この復習のタイミングを心がけたことで、全くわからない→あれ、なんか聞いたことあるぞ→これ分かる!と変化していきました。
最終的には長期記憶にすることができたので、こっちのもんです。
最初はやって、忘れての繰り返しでモチベーションが下がるかもしれませんが、なんとか乗り越えましょう。
復習する時のポイント
最後に復習をするときのポイントについて説明します。
ポイントは以下の2つ。
復習する時のポイント
- 復習の時は全力でやる
- 忘れて当然と考える
順番に解説します。
①復習の時は全力でやる
復習する時は、その時間で全てを覚えるくらいの気持ちで取り組んでください。
スマホをいじりながらとかではだめです。
「忘れてもいいや」という軽い気持ちでやってしまうと、何回やっても覚えられません。
復習の時は、それだけに集中してください。
やり方は上でも書いたように、ただ読み返すだけじゃなくて、何も見ずに内容が言えるのか試すこともしてください。
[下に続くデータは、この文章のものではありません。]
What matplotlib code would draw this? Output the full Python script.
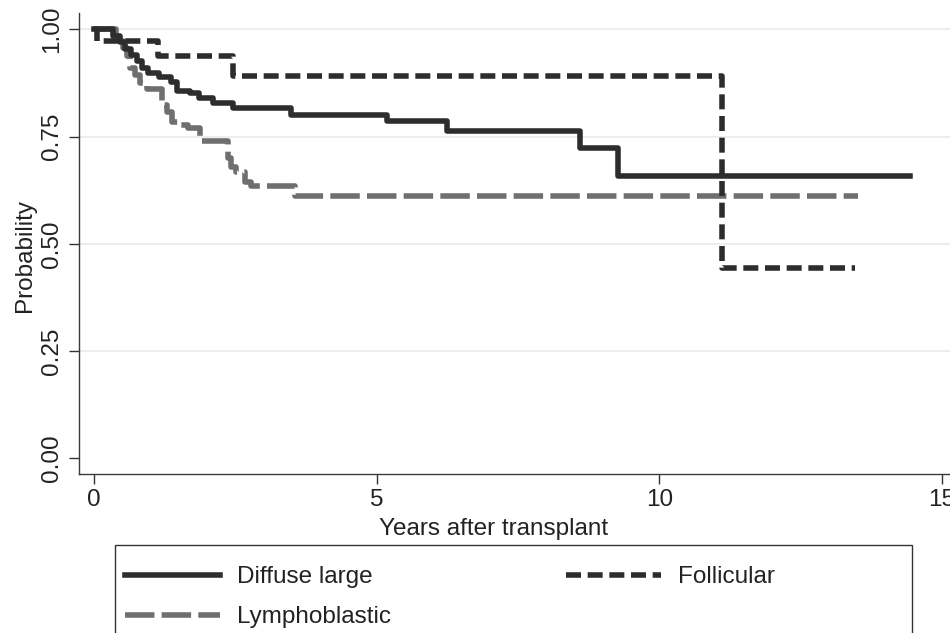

ここまでしないと覚えた気になって復習の効果が薄れます。
②忘れて当然と考える
2つ目のポイントは、忘れて当然と考えるということ。
①と真逆のことなので分かりづらいかもしれませんが、例えば、英単語を100個完璧に覚えたのに、翌日30個くらいしか覚えてなかったとき。
「あー、自分は勉強に向いていない…」と重く悩む必要がないということです。
どれだけ頑張って覚えても、忘れてしまうものです。
何回も繰り返して仕上げていけばいいので、「よし、もう一度頑張ろう!」くらいのポジティブな気持ちで臨みましょう。
まとめ
今回は、「復習のタイミング」について解説しました。
復習のタイミングは、その日の夜、翌日、3日後、7日後、10日後、15日後、20日後でやってみましょう。
最初の2回は特に重要です。
復習のタイミング1つで結果は変わります。ぜひ意識して集中して勉強してみましょう。
そして1番大事なことは、忘れるのは仕方ないからその上でどうするかということです。
繰り返し復習をすることで、長期記憶として保存することができます。
だから粘り強く勉強してくださいね。